### STATED TASK
Write out the listing below exactly, and omit any images you find in it.

- - - - - - -

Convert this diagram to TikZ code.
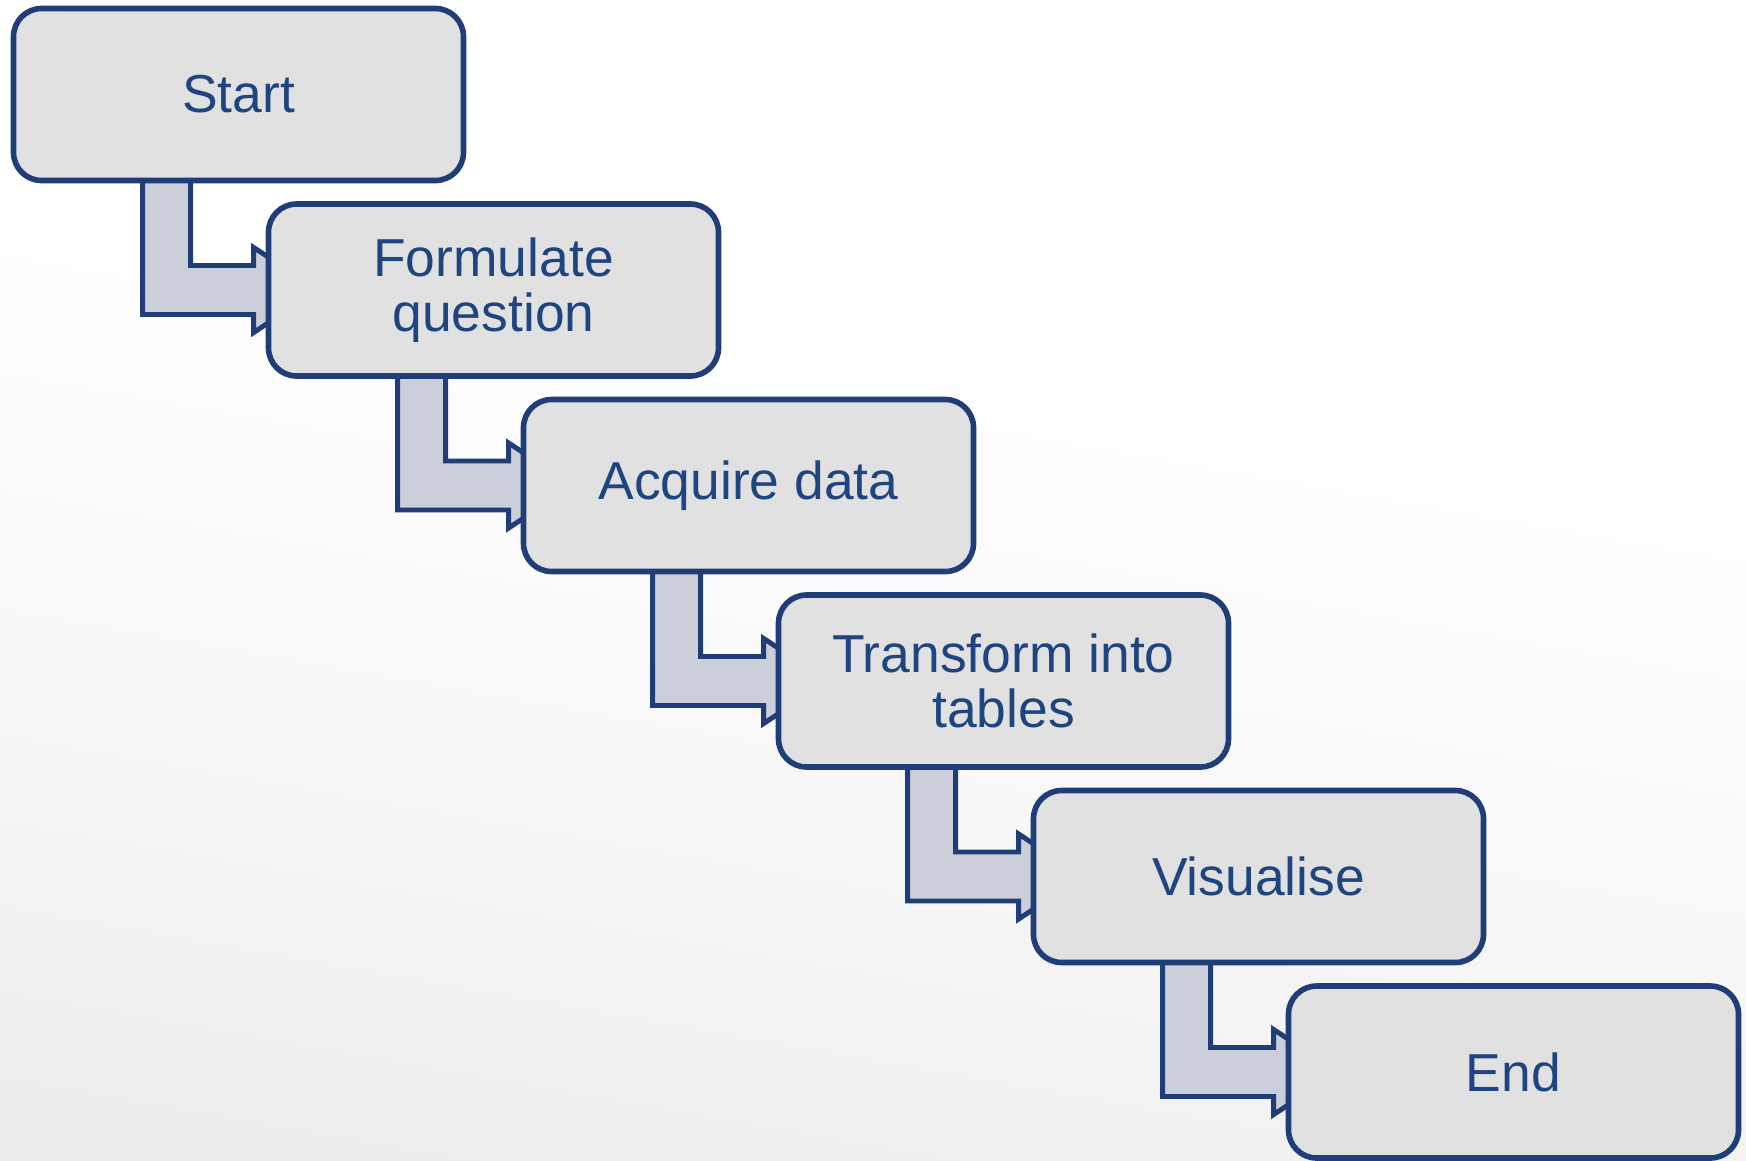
\documentclass[tikz,border=0pt]{standalone}
\usepackage{fontspec}
\setmainfont{Liberation Sans}
\usetikzlibrary{calc}
\definecolor{stepblue}{RGB}{31, 62, 120}
\definecolor{textblue}{RGB}{31, 69, 128}
\definecolor{boxgray}{RGB}{225, 225, 225}
\definecolor{linkgray}{RGB}{203, 207, 217}
\definecolor{bggray}{RGB}{232, 232, 232}
\pgfdeclareverticalshading{bgfade}{100bp}{color(0bp)=(bggray); color(15bp)=(bggray); color(42bp)=(white!70!bggray); color(58bp)=(white); color(100bp)=(white)}
\pgfdeclarelayer{bg}
\pgfdeclarelayer{links}
\pgfsetlayers{bg,links,main}

\begin{document}
\begin{tikzpicture}[
  stepbox/.style={draw=stepblue, fill=boxgray, line width=1.6pt, rounded corners=8pt,
    minimum width=4.5cm, minimum height=1.72cm, align=center, text=textblue,
    font=\fontsize{15.2pt}{15.8pt}\selectfont},
  link/.style={draw=stepblue, fill=linkgray, line width=1.4pt, line join=miter}
]
  % background
  \begin{pgfonlayer}{bg}
    \shade[shading=bgfade, shading angle=-10] (0,0) rectangle (17.46,-11.60);
  \end{pgfonlayer}
  \useasboundingbox (0,0) rectangle (17.46,-11.60);

  % steps
  \node[stepbox] (start) at (2.385, -0.945) {Start};
  \node[stepbox] (formulate) at (4.935, -2.900) {Formulate\\question};
  \node[stepbox] (acquire) at (7.485, -4.855) {Acquire data};
  \node[stepbox] (transform) at (10.035, -6.810) {Transform into\\tables};
  \node[stepbox] (visualise) at (12.585, -8.765) {Visualise};
  \node[stepbox] (finish) at (15.135, -10.720) {End};

  % bent arrows between steps
  \begin{pgfonlayer}{links}
    \foreach \from/\to in {start/formulate, formulate/acquire, acquire/transform, transform/visualise, visualise/finish}
      \draw[link] let \p1=(\from.south west), \p2=(\to.west) in
        (\x1+1.32cm, \y1+1mm) -- (\x1+1.32cm, \y2-0.245cm) -- (\x2-0.12cm, \y2-0.245cm)
        -- (\x2-0.12cm, \y2-0.425cm) -- (\x2+0.52cm, \y2) -- (\x2-0.12cm, \y2+0.425cm)
        -- (\x2-0.12cm, \y2+0.245cm) -- (\x1+1.80cm, \y2+0.245cm) -- (\x1+1.80cm, \y1+1mm) -- cycle;
  \end{pgfonlayer}
\end{tikzpicture}
\end{document}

- - - - - - -

### TASK ANSWER
Convert this diagram to TikZ code.
\documentclass[tikz,border=0pt]{standalone}
\usepackage{fontspec}
\setmainfont{Liberation Sans}
\usetikzlibrary{calc}
\definecolor{stepblue}{RGB}{31, 62, 120}
\definecolor{textblue}{RGB}{31, 69, 128}
\definecolor{boxgray}{RGB}{225, 225, 225}
\definecolor{linkgray}{RGB}{203, 207, 217}
\definecolor{bggray}{RGB}{232, 232, 232}
\pgfdeclareverticalshading{bgfade}{100bp}{color(0bp)=(bggray); color(15bp)=(bggray); color(42bp)=(white!70!bggray); color(58bp)=(white); color(100bp)=(white)}
\pgfdeclarelayer{bg}
\pgfdeclarelayer{links}
\pgfsetlayers{bg,links,main}

\begin{document}
\begin{tikzpicture}[
  stepbox/.style={draw=stepblue, fill=boxgray, line width=1.6pt, rounded corners=8pt,
    minimum width=4.5cm, minimum height=1.72cm, align=center, text=textblue,
    font=\fontsize{15.2pt}{15.8pt}\selectfont},
  link/.style={draw=stepblue, fill=linkgray, line width=1.4pt, line join=miter}
]
  % background
  \begin{pgfonlayer}{bg}
    \shade[shading=bgfade, shading angle=-10] (0,0) rectangle (17.46,-11.60);
  \end{pgfonlayer}
  \useasboundingbox (0,0) rectangle (17.46,-11.60);

  % steps
  \node[stepbox] (start) at (2.385, -0.945) {Start};
  \node[stepbox] (formulate) at (4.935, -2.900) {Formulate\\question};
  \node[stepbox] (acquire) at (7.485, -4.855) {Acquire data};
  \node[stepbox] (transform) at (10.035, -6.810) {Transform into\\tables};
  \node[stepbox] (visualise) at (12.585, -8.765) {Visualise};
  \node[stepbox] (finish) at (15.135, -10.720) {End};

  % bent arrows between steps
  \begin{pgfonlayer}{links}
    \foreach \from/\to in {start/formulate, formulate/acquire, acquire/transform, transform/visualise, visualise/finish}
      \draw[link] let \p1=(\from.south west), \p2=(\to.west) in
        (\x1+1.32cm, \y1+1mm) -- (\x1+1.32cm, \y2-0.245cm) -- (\x2-0.12cm, \y2-0.245cm)
        -- (\x2-0.12cm, \y2-0.425cm) -- (\x2+0.52cm, \y2) -- (\x2-0.12cm, \y2+0.425cm)
        -- (\x2-0.12cm, \y2+0.245cm) -- (\x1+1.80cm, \y2+0.245cm) -- (\x1+1.80cm, \y1+1mm) -- cycle;
  \end{pgfonlayer}
\end{tikzpicture}
\end{document}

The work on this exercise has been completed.